- Shortland
- Interactive map of Shortland
- Coordinates: 32°52′55″S 151°41′06″E﻿ / ﻿32.882°S 151.685°E
- Country: Australia
- State: New South Wales
- City: Newcastle
- LGA: City of Newcastle;
- Location: 12 km (7.5 mi) NW of Newcastle; 3 km (1.9 mi) N of Jesmond;

Government
- • State electorate: Wallsend;
- • Federal division: Newcastle;

Area
- • Total: 8.8 km^{2} (3.4 sq mi)

Population
- • Total: 4,537 (SAL 2021)
- Postcode: 2307
- Parish: Hexham
Suburbs around Shortland
| Hexham | Hexham | Sandgate |
| Maryland | Shortland | Sandgate |
| Wallsend | Birmingham Gardens | Callaghan |

= Shortland, New South Wales =

Shortland is a suburb of Newcastle, New South Wales, Australia, located 12 km from Newcastle's central business district. It is part of the City of Newcastle local government area.

==History==
The Awabakal and Worimi peoples are acknowledged by City of Newcastle the traditional custodians of the land situated within the Newcastle local government area, including wetlands, rivers, creeks, and coastal environments. It is known that their heritage and cultural ties to Newcastle date back tens of thousands of years.

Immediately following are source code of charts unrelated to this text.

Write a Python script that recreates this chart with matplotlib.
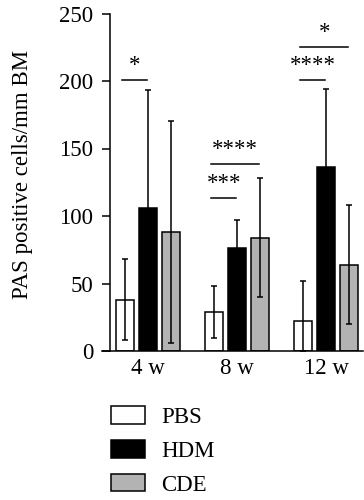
import matplotlib
matplotlib.use("Agg")
import matplotlib.pyplot as plt
from matplotlib.patches import Patch
import numpy as np

plt.rcParams['font.family'] = ['Liberation Serif', 'DejaVu Serif']

groups = ["4 w", "8 w", "12 w"]
series = ["PBS", "HDM", "CDE"]
means = {
    "PBS": [38, 29, 22],
    "HDM": [106, 76, 136],
    "CDE": [88, 84, 64],
}
sds = {
    "PBS": [30, 19, 30],
    "HDM": [87, 21, 58],
    "CDE": [82, 44, 44],
}
colors = {"PBS": "white", "HDM": "black", "CDE": "#b3b3b3"}
# significance annotations: (group index, series a, series b, y, label)
sig = [
    (0, "PBS", "HDM", 201, "*"),
    (1, "PBS", "HDM", 113, "***"),
    (1, "PBS", "CDE", 138.5, "****"),
    (2, "PBS", "HDM", 200.5, "****"),
    (2, "PBS", "CDE", 225, "*"),
]
yticks = [0, 50, 100, 150, 200, 250]

W, H = 364, 500
fig = plt.figure(figsize=(W / 100, H / 100), dpi=100)
left_px, right_px, top_px, bot_px = 102, 363, 13.5, 351
ax = fig.add_axes([left_px / W, 1 - bot_px / H, (right_px - left_px) / W, (bot_px - top_px) / H])

x = np.arange(len(groups))
offset = 0.26
width = 0.2
offs = {"PBS": -offset, "HDM": 0.0, "CDE": offset}
fs = 16.5
for s in series:
    m = np.array(means[s], float)
    sd = np.array(sds[s], float)
    lower = np.minimum(sd, m)
    ax.bar(x + offs[s], m, width, color=colors[s], edgecolor="black", linewidth=1.1, zorder=2)
    ax.errorbar(x + offs[s], m, yerr=[lower, sd], fmt="none", ecolor="black",
                elinewidth=1.1, capsize=2, capthick=1.1, zorder=3)

for gi, a, b, yv, lab in sig:
    x0 = gi + offs[a] - 0.03
    x1 = gi + offs[b] - 0.01
    ax.plot([x0, x1], [yv, yv], color="black", lw=1.1, clip_on=False)
    ax.text((x0 + x1) / 2, yv + 3, lab, ha="center", va="bottom", fontsize=fs)

xl = (left_px - 148) / 89
xr = (right_px - 148) / 89
ax.set_xlim(xl, xr)
ax.set_ylim(0, 250)
ax.spines["left"].set_position(("data", (110 - 148) / 89))
ax.spines["right"].set_visible(False)
ax.spines["top"].set_visible(False)
for sp in ["left", "bottom"]:
    ax.spines[sp].set_linewidth(1.1)
ax.set_yticks(yticks)
ax.set_xticks(x)
ax.set_xticklabels(groups)
ax.tick_params(axis="x", length=0, labelsize=fs, pad=5)
ax.tick_params(axis="y", length=6, width=1.1, labelsize=fs, pad=6)
ax.set_ylabel("PAS positive cells/mm BM", fontsize=fs)
ax.yaxis.set_label_coords((33 - 102) / 261, (351 - 174) / 337.5)

handles = [Patch(facecolor=colors[s], edgecolor="black", linewidth=1.1, label=s) for s in series]
fig.legend(handles=handles, loc="center left", bbox_to_anchor=(111 / W, 1 - 451 / H),
           frameon=False, fontsize=fs, handlelength=1.48, handleheight=0.8,
           handletextpad=0.7, labelspacing=0.52, borderpad=0, borderaxespad=0)

fig.savefig("out.png", dpi=100)
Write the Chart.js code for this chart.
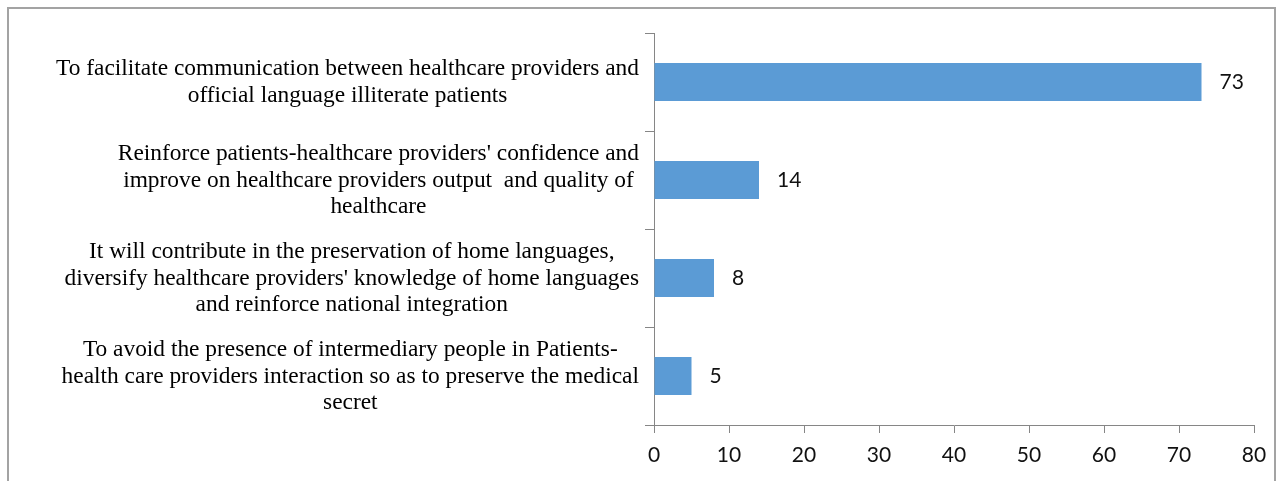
<!DOCTYPE html>
<html>
<head>
<meta charset="utf-8">
<script src="https://cdn.jsdelivr.net/npm/chart.js@4"></script>
<style>
  html, body { margin: 0; padding: 0; background: #fff; overflow: hidden; }
  #frame { position: absolute; left: 7px; top: 7px; width: 1265px; height: 500px; border: 2px solid #a3a3a3; }
  #wrap { position: absolute; left: 0; top: 0; width: 1277px; height: 481px; }
</style>
</head>
<body>
<div id="frame"></div>
<div id="wrap"><canvas id="reasons-chart" width="1277" height="481"></canvas></div>
<script>
// reasons, one array of lines per bar
const reasons = [
    ["To facilitate communication between healthcare providers and",
     "official language illiterate patients"],
    ["Reinforce patients-healthcare providers' confidence and",
     "improve on healthcare providers output  and quality of",
     "healthcare"],
    ["It will contribute in the preservation of home languages,",
     "diversify healthcare providers' knowledge of home languages",
     "and reinforce national integration"],
    ["To avoid the presence of intermediary people in Patients-",
     "health care providers interaction so as to preserve the medical",
     "secret"]
];
const percentages = [73, 14, 8, 5];
const axisMax = 80;
const axisStep = 10;

const axisColor = "#868686";
const lineGap = 26.5;

// multi-line labels: each block ends at the axis, lines centred inside the block
const reasonLabels = {
    id: "reasonLabels",
    afterDraw(chart) {
        let ctx = chart.ctx;
        let yScale = chart.scales.y;
        let right = yScale.right - 15;
        ctx.save();
        ctx.font = "23.4px 'Liberation Serif'";
        ctx.fillStyle = "#000";
        ctx.textAlign = "center";
        ctx.textBaseline = "alphabetic";
        reasons.forEach((lines, i) => {
            let widest = Math.max(...lines.map((l) => ctx.measureText(l).width));
            let cx = right - widest / 2;
            let cy = yScale.getPixelForTick(i);
            lines.forEach((line, j) => {
                ctx.fillText(line, cx, cy + (j - (lines.length - 1) / 2) * lineGap + 6.5);
            });
        });
        ctx.restore();
    }
};

// value next to the end of each bar
const valueLabels = {
    id: "valueLabels",
    afterDatasetsDraw(chart) {
        let ctx = chart.ctx;
        let meta = chart.getDatasetMeta(0);
        ctx.save();
        ctx.font = "21px Lato";
        ctx.fillStyle = "#111";
        ctx.textAlign = "left";
        ctx.textBaseline = "middle";
        meta.data.forEach((bar, i) => {
            ctx.fillText(String(percentages[i]), bar.x + 18, bar.y);
        });
        ctx.restore();
    }
};

let ctx = document.getElementById("reasons-chart").getContext("2d");

new Chart(ctx, {
    type: "bar",
    data: {
        labels: reasons,
        datasets: [
            {
                data: percentages,
                backgroundColor: "#5B9BD5",
                barPercentage: 0.39,
                categoryPercentage: 1.0,
            },
        ],
    },
    options: {
        indexAxis: "y",
        responsive: false,
        animation: false,
        layout: {
            padding: { left: 0, top: 33, right: 23, bottom: 0 },
        },
        plugins: {
            legend: { display: false },
            tooltip: { enabled: false },
        },
        scales: {
            x: {
                min: 0,
                max: axisMax,
                ticks: {
                    stepSize: axisStep,
                    color: "#111",
                    font: { family: "Lato", size: 21 },
                    padding: 10,
                },
                grid: {
                    drawOnChartArea: false,
                    color: axisColor,
                    tickLength: 8,
                },
                border: { color: axisColor },
                afterFit(scale) {
                    scale.height = 56;
                },
            },
            y: {
                ticks: { display: false },
                grid: {
                    offset: true,
                    drawOnChartArea: false,
                    color: axisColor,
                    tickLength: 9,
                },
                border: { color: axisColor },
                afterFit(scale) {
                    scale.width = 654;
                },
            },
        },
    },
    plugins: [reasonLabels, valueLabels],
});
</script>
</body>
</html>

Shortland was named after Lt. John Shortland, master's mate of the Sirius, the escorting vessel to the First Fleet.

==Economic activities==
The area is restricted in development growth due to surrounding wetlands.

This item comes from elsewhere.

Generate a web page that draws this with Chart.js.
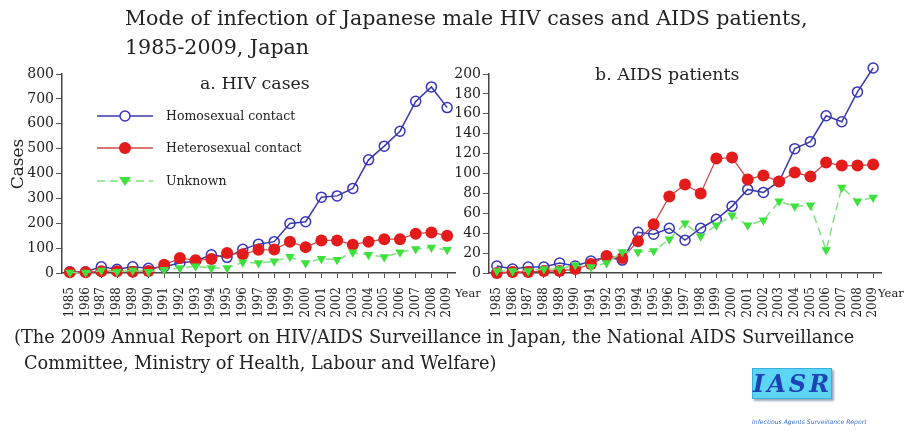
<!DOCTYPE html>
<html>
<head>
<meta charset="utf-8">
<script src="https://cdn.jsdelivr.net/npm/chart.js@4.4.1/dist/chart.umd.min.js"></script>
<style>
  html, body { margin: 0; padding: 0; background: #fff; }
  #page { position: relative; width: 912px; height: 431px; overflow: hidden; font-family: "DejaVu Serif", serif; color: #222; }
  canvas { position: absolute; left: 0; top: 0; }
  .txt { position: absolute; white-space: nowrap; }
  .leg { position: absolute; left: 96px; font-size: 12.5px; }
  .leg svg { position: absolute; left: 0; top: 0; }
  .leg span { position: absolute; left: 70px; top: 0; line-height: 16px; white-space: nowrap; }
</style>
</head>
<body>
<div id="page">
  <canvas id="hiv" width="912" height="431"></canvas>
  <canvas id="aids" width="912" height="431"></canvas>

  <div class="txt" style="left:125px; top:6px; font-size:20.6px;">Mode of infection of Japanese male HIV cases and AIDS patients,</div>
  <div class="txt" style="left:125px; top:35px; font-size:20.6px;">1985-2009, Japan</div>
  <div class="txt" style="left:200px; top:73px; font-size:17.4px;">a. HIV cases</div>
  <div class="txt" style="left:595px; top:64px; font-size:17.4px;">b. AIDS patients</div>
  <div class="txt" style="left:-8px; top:154px; font-size:17px; transform:rotate(-90deg);">Cases</div>

  <div class="leg" style="top:108px;">
    <svg width="60" height="16"><line x1="1" y1="8" x2="57" y2="8" stroke="#3a3aa8" stroke-width="1.5"/><circle cx="29" cy="8" r="5" fill="#fff" stroke="#3535c0" stroke-width="1.5"/></svg>
    <span>Homosexual contact</span>
  </div>
  <div class="leg" style="top:140px;">
    <svg width="60" height="16"><line x1="1" y1="8" x2="57" y2="8" stroke="#d04848" stroke-width="1.5"/><circle cx="29" cy="8" r="6" fill="#e41b1b"/></svg>
    <span>Heterosexual contact</span>
  </div>
  <div class="leg" style="top:173px;">
    <svg width="60" height="16"><line x1="1" y1="8" x2="57" y2="8" stroke="#80e080" stroke-width="1.5" stroke-dasharray="8 5"/><polygon points="23,4 35,4 29,13" fill="#3ee03e"/></svg>
    <span>Unknown</span>
  </div>

  <div class="txt" style="left:455px; top:286px; font-size:11.5px;">Year</div>
  <div class="txt" style="left:878px; top:286px; font-size:11.5px;">Year</div>

  <div class="txt" style="left:14px; top:326px; font-size:17.8px;">(The 2009 Annual Report on HIV/AIDS Surveillance in Japan, the National AIDS Surveillance</div>
  <div class="txt" style="left:24px; top:352px; font-size:17.8px;">Committee, Ministry of Health, Labour and Welfare)</div>

  <div class="txt" style="left:752px; top:368px; width:78px; height:29px; background:#5cd6f4; border:1px solid #3ab0d8; box-shadow:2px 2px 2px #9ab; text-align:center; font-family:'DejaVu Serif',serif; font-weight:bold; font-style:italic; font-size:24px; line-height:29px; color:#1c44b4; letter-spacing:3px;">IASR</div>
  <div class="txt" style="left:752px; top:418px; font-family:'DejaVu Sans',sans-serif; font-style:italic; font-size:6.1px; color:#3a6ad0;">Infectious Agents Surveillance Report</div>
</div>

<script>
// years on the x axis
var years = ['1985','1986','1987','1988','1989','1990','1991','1992','1993','1994','1995','1996','1997',
             '1998','1999','2000','2001','2002','2003','2004','2005','2006','2007','2008','2009'];

// a. HIV cases
var hivHomo    = [5, 5, 25, 15, 25, 19, 25, 40, 48, 73, 63, 95, 116, 126, 199, 206, 305, 310, 340, 455, 510, 570, 690, 748, 665];
var hivHetero  = [3, 3, 7, 7, 5, 8, 33, 60, 51, 56, 80, 75, 93, 94, 126, 104, 131, 131, 114, 126, 136, 136, 158, 163, 150];
var hivUnknown = [2, 2, 10, 5, 10, 5, 13, 20, 27, 20, 20, 43, 40, 47, 65, 40, 57, 53, 83, 73, 64, 83, 96, 103, 93];

// b. AIDS patients
var aidsHomo    = [7, 4, 6, 6, 10, 7, 12, 16, 13, 41, 39, 45, 33, 45, 54, 67, 84, 81, 92, 125, 132, 158, 152, 182, 206];
var aidsHetero  = [0, 1, 1, 2, 2, 4, 9, 17, 15, 32, 49, 77, 89, 80, 115, 116, 94, 98, 92, 101, 97, 111, 108, 108, 109];
var aidsUnknown = [2, 2, 2, 4, 4, 8, 6, 10, 21, 21, 22, 34, 50, 37, 48, 58, 48, 53, 72, 67, 68, 23, 86, 72, 76];

var hivTicks = [0, 100, 200, 300, 400, 500, 600, 700, 800];
var aidsTicks = [0, 20, 40, 60, 80, 100, 120, 140, 160, 180, 200];

function series(homo, hetero, unknown) {
  return [
    { label: 'Homosexual contact', data: homo, borderColor: '#3a3aa8', borderWidth: 1.5,
      pointRadius: 5, pointBorderWidth: 1.5, pointBorderColor: '#3535c0',
      pointBackgroundColor: 'rgba(255,255,255,0)', clip: false, order: 3 },
    { label: 'Heterosexual contact', data: hetero, borderColor: '#d04848', borderWidth: 1.3,
      pointRadius: 6, pointBorderWidth: 0, pointBackgroundColor: '#e41b1b',
      pointBorderColor: '#e41b1b', clip: false, order: 2 },
    { label: 'Unknown', data: unknown, borderColor: '#80e080', borderWidth: 1.5, borderDash: [8, 5],
      pointStyle: 'triangle', rotation: 180, pointRadius: 5.5, pointBorderWidth: 0,
      pointBackgroundColor: '#3ee03e', pointBorderColor: '#3ee03e', clip: false, order: 1 }
  ];
}

function makeChart(id, sets, tickVals, pad, yWidth) {
  return new Chart(document.getElementById(id), {
    type: 'line',
    data: { labels: years, datasets: sets },
    options: {
      responsive: false,
      animation: false,
      devicePixelRatio: 1,
      layout: { padding: pad },
      plugins: { legend: { display: false }, tooltip: { enabled: false } },
      elements: { line: { tension: 0 } },
      scales: {
        x: {
          offset: true,
          grid: { offset: false, drawOnChartArea: false, drawTicks: true, tickLength: 5, color: '#555' },
          border: { color: '#444', width: 1.5 },
          ticks: { autoSkip: false, minRotation: 90, maxRotation: 90, padding: 9, color: '#222',
                   font: { family: 'DejaVu Serif', size: 12 } },
          afterFit: function (s) { s.height = 48; }
        },
        y: {
          min: 0,
          max: tickVals[tickVals.length - 1],
          afterBuildTicks: function (s) { s.ticks = tickVals.map(function (v) { return { value: v }; }); },
          grid: { drawOnChartArea: false, drawTicks: true, tickLength: 6, color: '#555' },
          border: { color: '#444', width: 1.5 },
          ticks: { padding: 2, color: '#222', font: { family: 'DejaVu Serif', size: 14 } },
          afterFit: function (s) { s.width = yWidth; }
        }
      }
    }
  });
}

makeChart('hiv', series(hivHomo, hivHetero, hivUnknown), hivTicks,
  { left: 0, top: 74, right: 457, bottom: 431 - 273 - 48 }, 62);
makeChart('aids', series(aidsHomo, aidsHetero, aidsUnknown), aidsTicks,
  { left: 449, top: 74, right: 31, bottom: 431 - 273 - 48 }, 40);
</script>
</body>
</html>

==Hunter Wetlands Centre==
The Hunter Wetlands Centre, established in 1984, is situated on 45 ha of rehabilitated wetlands between Shortland and Hexham Swamp. The Shortland Wetlands are part of the Ramsar Convention-recognised Hunter Estuary Wetlands, providing habitat for many species of birds and wildlife along with recreational and educational facilities for visitors.

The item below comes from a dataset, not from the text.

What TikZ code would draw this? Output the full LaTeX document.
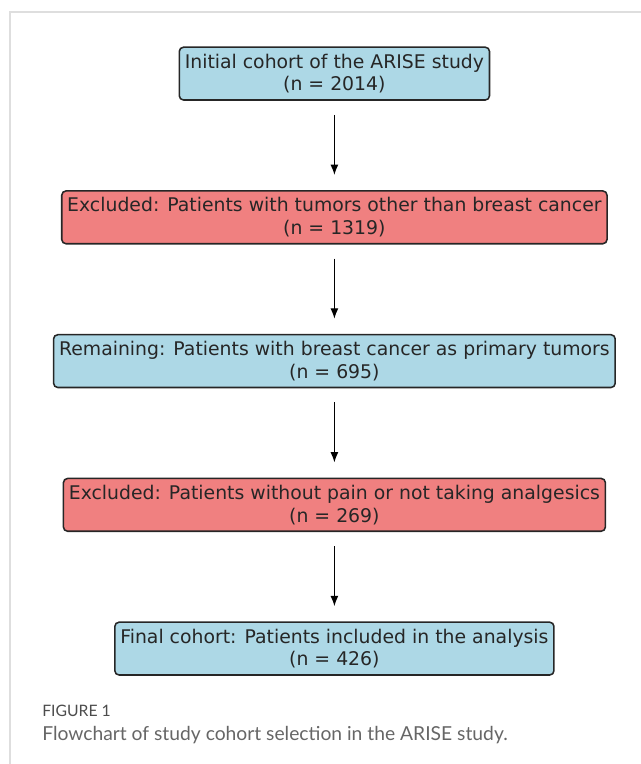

Several unconfirmed "yowie" sightings have occurred in this area at the Wetlands.

==Facilities and landmarks==
- The Hunter Valley Private Hospital is the oldest working private hospital in the Hunter area. It was established in 1965 and purchased by the Hunter Valley Private Hospital in 1985.
- Shortland RSL Memorial Grove is on Conmurra Circuit.

== Education ==
There are two primary schools in Shortland, Shortland Public School and Our Lady of Victories Catholic School both located on Sandgate Road.

Margaret Jurd College, originally a Ministry of the Uniting Church, provides students facing challenges in education an alternative secondary school option

The University of Newcastle moved from Tighes Hill to the edge of the suburb in 1966. The site of the University was later absorbed into the suburb of Callaghan (named for Sir Bede Callaghan, University Chancellor 1977-1988).

== Sport and recreation ==
Recreational facilities include the Hunter Wetlands Centre, Shortland Waters Golf Course, netball courts, and sporting ovals. Parks and reserves include Tuxford Park, Alister Street Reserve, Northcote Park and Coral Sea Avenue Reserve.

==Transport==
Sandgate Road is the main transport thoroughfare. Sandgate Road overpasses the Shortland to Sandgate section of the Newcastle Inner City Bypass, opened in 2014. Works on the environmentally sensitive Shortland to Sandgate section included a 1.9-kilometre dual carriageway, a 60-metre grade separated interchange, a signalised intersection, two bridges over Deepbridge Creek and two bridges over the Main Northern Railway. The project also included sediment basins to control run-off and provide habitat for the endangered green and golden bell frog.

Shortland is serviced by Newcastle Buses. The closest railway stations are Sandgate railway station and Warabrook railway station (University), on NSW TrainLink's Hunter Line.